The Neapolitan poet Sannazaro (1458–1530), celebrated as the author of the vernacular Arcadia and father of the sixteenth-century genre of pastoral romance, later turned to Latin verse in a testament to Virgil’s enduring influence and a ‘confirmation of his allegiance to Christian humanism’ (Putnam (2011), p. 73).  The present volume contains his three-part Christian epic De Partu Virginis, followed by his lamentation on the death of Christ, five eclogues known collectively as the Eclogae Piscatoriae (in which the shepherds of Virgil’s Eclogues are replaced by Neapolitan fishermen), the poem ‘Salices’ in imitation of Ovid’s Metamorphoses, and epigrams and elegies in three books.  De Partu Virginis is especially notable for its degree of pictorial imagination, presenting highly visual descriptions of events as the Visitation and the Nativity. 

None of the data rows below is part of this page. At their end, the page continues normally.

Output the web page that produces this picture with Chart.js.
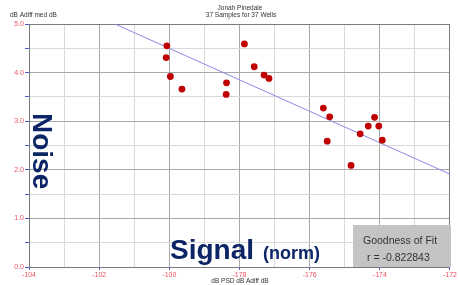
<!DOCTYPE html>
<html>
<head>
<meta charset="utf-8">
<script src="https://cdn.jsdelivr.net/npm/chart.js@4.4.1/dist/chart.umd.min.js"></script>
<style>
html,body{margin:0;padding:0;background:#fff;}
#wrap{width:458px;height:285px;position:relative;}
</style>
</head>
<body>
<div id="wrap"><canvas id="c" width="458" height="285"></canvas></div>
<script>
// Sample values (signal dB, noise dB)
const signalValues = [-100.07,-100.09,-99.97,-99.64,-98.37,-98.38,-97.86,-97.58,-97.30,-97.16,-95.61,-95.43,-95.50,-94.82,-94.56,-94.33,-94.15,-94.03,-93.93];
const noiseValues  = [4.55,4.31,3.92,3.66,3.79,3.55,4.59,4.12,3.95,3.88,3.27,3.09,2.59,2.09,2.74,2.90,3.08,2.90,2.61];
// Regression line end points
const fitX = [-101.55, -92];
const fitY = [5.0, 1.91];
// Tick labels
const xTickValues = [-104,-102,-100,-98,-96,-94,-92];
const xTickLabels = ["-104","-102","-100","-178","-176","-174","-172"];
const yTickValues = [0,1,2,3,4,5];
const yTickLabels = ["0.0","1.0","2.0","3.0","4.0","5.0"];
const titleLines = ["Jonah Pinedale","37 Samples for 37 Wells"];
const yTitle = "dB Adiff med dB";
const xTitle = "dB PSD dB Adiff dB";
const fitText = ["Goodness of Fit","r = -0.822843"];

const pts = signalValues.map((x,i)=>({x:x,y:noiseValues[i]}));
const fitPts = fitX.map((x,i)=>({x:x,y:fitY[i]}));

const isMajorX = v => xTickValues.some(t=>Math.abs(t-v)<1e-6);
const isMajorY = v => yTickValues.some(t=>Math.abs(t-v)<1e-6);

const overlay = {
  id:'overlay',
  beforeDatasetsDraw(chart){
    const {ctx, chartArea:a} = chart;
    ctx.save();
    ctx.strokeStyle = '#7a7a7a';
    ctx.lineWidth = 1;
    ctx.strokeRect(a.left+0.5, a.top+0.5, a.right-a.left-1, a.bottom-a.top);
    ctx.restore();
  },
  afterDraw(chart){
    const {ctx, chartArea:a} = chart;
    ctx.save();
    // titles
    ctx.fillStyle = '#333';
    ctx.textAlign = 'center';
    ctx.textBaseline = 'alphabetic';
    ctx.font = '6.5px "Liberation Sans", Arial, sans-serif';
    ctx.fillText(titleLines[0], 240, 10);
    ctx.fillText(titleLines[1], 241, 17);
    ctx.textAlign = 'left';
    ctx.fillText(yTitle, 10, 17);
    ctx.textAlign = 'center';
    ctx.fillText(xTitle, 240, 283);
    // Noise
    ctx.fillStyle = '#0b2566';
    ctx.font = 'bold 28px "Liberation Sans", Arial, sans-serif';
    ctx.save();
    ctx.translate(33, 113);
    ctx.rotate(Math.PI/2);
    ctx.textAlign = 'left';
    ctx.fillText('Noise', 0, 0);
    ctx.restore();
    // Signal (norm)
    ctx.textAlign = 'left';
    ctx.fillText('Signal', 170, 259);
    ctx.font = 'bold 18px "Liberation Sans", Arial, sans-serif';
    ctx.fillText('(norm)', 263, 259);
    // goodness box
    ctx.fillStyle = '#c4c4c4';
    ctx.fillRect(353, 225, 98, a.bottom-225);
    ctx.fillStyle = '#333';
    ctx.font = '10.5px "Liberation Sans", Arial, sans-serif';
    ctx.textAlign = 'left';
    ctx.fillText(fitText[0], 363, 244);
    ctx.fillText(fitText[1], 367, 261);
    ctx.restore();
  }
};

new Chart(document.getElementById('c'), {
  type:'scatter',
  data:{datasets:[
    {type:'line', data:fitPts, borderColor:'#8a8ae6', borderWidth:1, pointRadius:0, fill:false, order:2},
    {data:pts, backgroundColor:'#c00000', borderColor:'#b00000', borderWidth:0, pointRadius:3.4, order:1}
  ]},
  options:{
    responsive:false, animation:false,
    layout:{padding:{top:24,right:6,left:0,bottom:0}},
    plugins:{legend:{display:false}, tooltip:{enabled:false}, title:{display:false}},
    scales:{
      x:{type:'linear', min:-104, max:-92,
        afterFit(s){ s.height = 18; },
        ticks:{stepSize:1, autoSkip:false, maxRotation:0, padding:1, color:'#e8505f',
          font:{size:7, family:'"Liberation Sans", Arial, sans-serif'},
          callback:(v)=>{ const i = xTickValues.findIndex(t=>Math.abs(t-v)<1e-6); return i>=0 ? xTickLabels[i] : ''; }},
        grid:{color:(c)=> isMajorX(c.tick.value) ? '#a9a9a9' : '#d9d9d9', lineWidth:1, tickLength:3,
          tickColor:(c)=> isMajorX(c.tick.value) ? '#4a5ad0' : 'rgba(0,0,0,0)'},
        border:{color:'#7a7a7a'}
      },
      y:{type:'linear', min:0, max:5,
        afterFit(s){ s.width = 29; },
        ticks:{stepSize:0.5, autoSkip:false, padding:1, color:'#e8505f',
          font:{size:7, family:'"Liberation Sans", Arial, sans-serif'},
          callback:(v)=>{ const i = yTickValues.findIndex(t=>Math.abs(t-v)<1e-6); return i>=0 ? yTickLabels[i] : ''; }},
        grid:{color:(c)=> isMajorY(c.tick.value) ? '#a9a9a9' : '#d9d9d9', lineWidth:1, tickLength:4,
          tickColor:'#4a5ad0'},
        border:{color:'#7a7a7a'}
      }
    }
  },
  plugins:[overlay]
});
</script>
</body>
</html>
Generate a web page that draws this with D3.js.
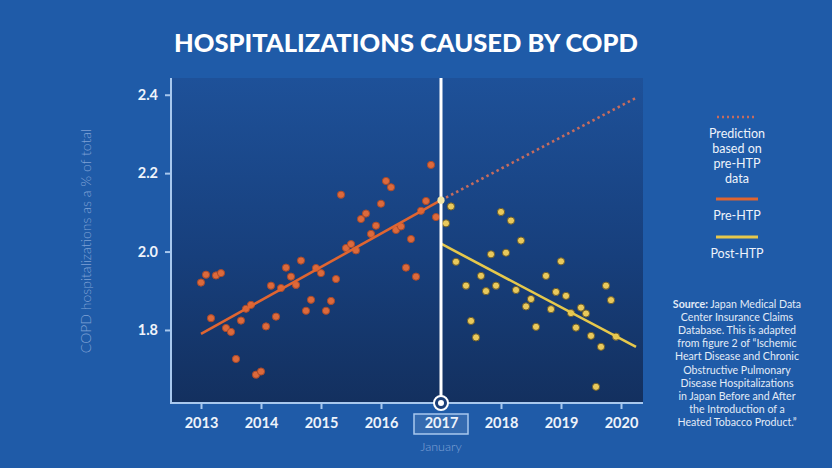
<!DOCTYPE html>
<html>
<head>
<meta charset="utf-8">
<script src="https://cdn.jsdelivr.net/npm/d3@7"></script>
<style>
  html, body { margin: 0; padding: 0; background: #1f5ba8; }
  svg { display: block; }
</style>
</head>
<body>
<svg id="chart" width="832" height="468"></svg>
<script>
// ---------- DATA ----------
const title = "HOSPITALIZATIONS CAUSED BY COPD";
const yAxisLabel = "COPD hospitalizations as a % of total";
const xTickYears = [2013, 2014, 2015, 2016, 2017, 2018, 2019, 2020];
const yTickValues = [1.8, 2.0, 2.2, 2.4];
const interventionYear = 2017;
const interventionLabel = "January";

// Monthly values, Jan 2013 .. Dec 2016
const preStartYear = 2013;
const preValues = [
  1.921, 1.941, 1.830, 1.939, 1.945, 1.805, 1.795, 1.726, 1.824, 1.854, 1.864, 1.686,
  1.694, 1.809, 1.913, 1.834, 1.907, 1.959, 1.936, 1.915, 1.977, 1.849, 1.877, 1.958,
  1.945, 1.849, 1.874, 1.930, 2.145, 2.009, 2.019, 2.003, 2.083, 2.097, 2.045, 2.066,
  2.122, 2.180, 2.164, 2.055, 2.064, 1.959, 2.032, 1.936, 2.104, 2.129, 2.221, 2.088
];
// Monthly values, Feb 2017 .. Dec 2019 (null = not visible)
const postStartYear = 2017 + 1 / 12;
const postValues = [
  2.072, 2.115, 1.974, null, 1.913, 1.823, 1.781, 1.938, 1.899, 1.993, 1.913,
  2.101, 1.997, 2.079, 1.902, 2.028, 1.860, 1.879, 1.808, null, 1.938, 1.853, 1.897,
  1.975, 1.887, 1.843, 1.806, 1.857, 1.842, 1.785, 1.655, 1.757, 1.913, 1.876, 1.783
];
// Trend lines [year, value]
const preTrend = [[2013, 1.790], [2017, 2.131]];
const predictionTrend = [[2017, 2.131], [2020.25, 2.392]];
const postTrend = [[2017, 2.020], [2020.25, 1.757]];

const legendItems = [
  { key: "prediction", lines: ["Prediction", "based on", "pre-HTP", "data"] },
  { key: "pre", lines: ["Pre-HTP"] },
  { key: "post", lines: ["Post-HTP"] }
];
const sourceLines = [
  ["Source:", " Japan Medical Data"],
  ["", "Center Insurance Claims"],
  ["", "Database. This is adapted"],
  ["", "from figure 2 of \u201cIschemic"],
  ["", "Heart Disease and Chronic"],
  ["", "Obstructive Pulmonary"],
  ["", "Disease Hospitalizations"],
  ["", "in Japan Before and After"],
  ["", "the Introduction of a"],
  ["", "Heated Tobacco Product.\u201d"]
];

// ---------- STYLE ----------
const C = {
  bg: "#1f5ba8",
  axis: "#a8c8ee",
  text: "#eef3fb",
  pre: "#df6531",
  preDot: "#dc6a3c",
  post: "#e6c84c",
  postDot: "#e9c95c",
  pred: "#c66c5e",
  faint: "#7fa2d6"
};
const FONT = "Lato, 'Open Sans', sans-serif";

const svg = d3.select("#chart");
const W = 832, H = 468;
const plot = { left: 171, right: 643, top: 78, bottom: 403 };

svg.append("rect").attr("width", W).attr("height", H).attr("fill", C.bg);

const defs = svg.append("defs");
const grad = defs.append("linearGradient").attr("id", "plotGrad")
  .attr("x1", 0).attr("y1", 0).attr("x2", 0).attr("y2", 1);
grad.append("stop").attr("offset", "0%").attr("stop-color", "#1e5199");
grad.append("stop").attr("offset", "55%").attr("stop-color", "#173f7c");
grad.append("stop").attr("offset", "100%").attr("stop-color", "#13305f");

// scales
const x = d3.scaleLinear().domain([2012.5, 2020.3667]).range([plot.left, plot.right]);
const y = d3.scaleLinear().domain([1.6137, 2.4427]).range([plot.bottom, plot.top]);

// plot background
svg.append("rect")
  .attr("x", plot.left).attr("y", plot.top)
  .attr("width", plot.right - plot.left).attr("height", plot.bottom - plot.top)
  .attr("fill", "url(#plotGrad)");

// title
svg.append("text")
  .attr("x", 406).attr("y", 52)
  .attr("text-anchor", "middle")
  .attr("font-family", FONT).attr("font-weight", 900).attr("font-size", 25.5)
  .attr("fill", "#ffffff")
  .text(title);

// y axis label
svg.append("text")
  .attr("transform", "translate(91,241) rotate(-90)")
  .attr("text-anchor", "middle")
  .attr("font-family", FONT).attr("font-weight", 300).attr("font-size", 14)
  .attr("fill", C.faint)
  .text(yAxisLabel);

// axes
const yAxis = d3.axisLeft(y).tickValues(yTickValues).tickFormat(d3.format(".1f"))
  .tickSize(6).tickPadding(7);
const gy = svg.append("g").attr("transform", `translate(${plot.left},0)`).call(yAxis);
gy.select(".domain").remove();
gy.selectAll(".tick line").attr("stroke", C.axis).attr("stroke-width", 2);
gy.selectAll(".tick text").attr("fill", C.text).attr("font-family", FONT)
  .attr("font-weight", 700).attr("font-size", 14.5);

const xAxis = d3.axisBottom(x).tickValues(xTickYears).tickFormat(d3.format("d"))
  .tickSize(6).tickPadding(9);
const gx = svg.append("g").attr("transform", `translate(0,${plot.bottom})`).call(xAxis);
gx.select(".domain").remove();
gx.selectAll(".tick line").attr("stroke", C.axis).attr("stroke-width", 2);
gx.selectAll(".tick text").attr("fill", C.text).attr("font-family", FONT)
  .attr("font-weight", 700).attr("font-size", 14.5);

// axis lines
svg.append("line").attr("x1", plot.left).attr("x2", plot.left)
  .attr("y1", plot.top).attr("y2", plot.bottom + 1)
  .attr("stroke", C.axis).attr("stroke-width", 2);
svg.append("line").attr("x1", plot.left).attr("x2", plot.right)
  .attr("y1", plot.bottom).attr("y2", plot.bottom)
  .attr("stroke", C.axis).attr("stroke-width", 2);

// 2017 highlight box + January
const xi = x(interventionYear);
svg.insert("rect", "g")
  .attr("x", xi - 27).attr("y", 414).attr("width", 54).attr("height", 20)
  .attr("fill", "rgba(255,255,255,0.10)")
  .attr("stroke", C.axis).attr("stroke-width", 1.5);
svg.append("text")
  .attr("x", xi).attr("y", 451).attr("text-anchor", "middle")
  .attr("font-family", FONT).attr("font-weight", 300).attr("font-size", 12.5)
  .attr("fill", C.faint)
  .text(interventionLabel);

// data points
const prePoints = preValues.map((v, i) => ({ t: preStartYear + i / 12, v }));
const postPoints = postValues.map((v, i) => ({ t: postStartYear + i / 12, v }))
  .filter(d => d.v !== null);

const line = d3.line().x(d => x(d[0])).y(d => y(d[1]));

svg.append("g").selectAll("circle").data(prePoints).join("circle")
  .attr("cx", d => x(d.t)).attr("cy", d => y(d.v)).attr("r", 3.6)
  .attr("fill", C.preDot).attr("stroke", "#a9492a").attr("stroke-width", 1);

svg.append("g").selectAll("circle").data(postPoints).join("circle")
  .attr("cx", d => x(d.t)).attr("cy", d => y(d.v)).attr("r", 3.6)
  .attr("fill", C.postDot).attr("stroke", "#6d5d2a").attr("stroke-width", 1);

// trend lines
svg.append("path").datum(predictionTrend).attr("d", line)
  .attr("fill", "none").attr("stroke", C.pred).attr("stroke-width", 2.6)
  .attr("stroke-dasharray", "2.5,3.2");
svg.append("path").datum(preTrend).attr("d", line)
  .attr("fill", "none").attr("stroke", C.pre).attr("stroke-width", 2.6);
svg.append("path").datum(postTrend).attr("d", line)
  .attr("fill", "none").attr("stroke", C.post).attr("stroke-width", 2.6);

// intervention line
svg.append("line").attr("x1", xi).attr("x2", xi)
  .attr("y1", plot.top).attr("y2", plot.bottom)
  .attr("stroke", "#ffffff").attr("stroke-width", 3);
svg.append("circle").attr("cx", xi).attr("cy", y(preTrend[1][1])).attr("r", 3.6)
  .attr("fill", "#f3e6a8");
svg.append("circle").attr("cx", xi).attr("cy", plot.bottom).attr("r", 7)
  .attr("fill", "#1b3f78").attr("stroke", "#ffffff").attr("stroke-width", 2);
svg.append("circle").attr("cx", xi).attr("cy", plot.bottom).attr("r", 3)
  .attr("fill", "#ffffff");

// legend
const lg = svg.append("g").attr("font-family", FONT).attr("font-size", 12.5)
  .attr("fill", C.text).attr("text-anchor", "middle");
const lx = 737;
lg.append("line").attr("x1", lx - 20).attr("x2", lx + 20).attr("y1", 117).attr("y2", 117)
  .attr("stroke", C.pred).attr("stroke-width", 2.5).attr("stroke-dasharray", "2,3");
legendItems[0].lines.forEach((s, i) => lg.append("text").attr("x", lx).attr("y", 137.5 + i * 15).text(s));
lg.append("line").attr("x1", lx - 21).attr("x2", lx + 21).attr("y1", 199).attr("y2", 199)
  .attr("stroke", C.pre).attr("stroke-width", 3);
lg.append("text").attr("x", lx).attr("y", 219.5).text(legendItems[1].lines[0]);
lg.append("line").attr("x1", lx - 21).attr("x2", lx + 21).attr("y1", 237).attr("y2", 237)
  .attr("stroke", C.post).attr("stroke-width", 3);
lg.append("text").attr("x", lx).attr("y", 257.5).text(legendItems[2].lines[0]);

// source
const sg = svg.append("g").attr("font-family", FONT).attr("font-size", 10.6)
  .attr("fill", "#e3ebf7").attr("text-anchor", "middle");
sourceLines.forEach((pair, i) => {
  const t = sg.append("text").attr("x", 737).attr("y", 308 + i * 13.1);
  if (pair[0]) t.append("tspan").attr("font-weight", 700).text(pair[0]);
  t.append("tspan").text(pair[1]);
});
</script>
</body>
</html>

Sannazaro’s Latin works, which seamlessly juxtapose pagan and Christian themes and modes of thought, strike a fine balance between innovation and inspiration, whilst his epigrams blend classical inspiration with contemporary politics.  Several epigrams express disdain for Rodrigo Borgia (later Alexander VI, r. 1492-1503) and his son Cesare, ‘the apple of his father’s eye and his sister’s … that mistress of cities, the ruin, disease, and doom of his brothers’ (f. 35r, trans. Putnam (2009), pp. 289-91).  His disdain for the ruling dynasty of his day is made particularly plain in his most famous epigram, a particularly venomous invective directed at Alexander VI issued after the body of his son Giovanni Borgia was fished from the Tiber, in which the Pope, who rather suspiciously suspended inquiries into the murder after only a week, is described as a ‘fisher of men’ (f. 41r trans.). 

Adams S-313; Ahmanson-Murphy 279; BM STC Italian; Brunet V, 127; Kallendorf 255; Renouard 114:3; see Putnam, Sannazaro (2009) and ‘Virgil and Sannazaro’s Ekphrastic Vision’ in Ramus 40, no. 1 (2011), pp. 73-86.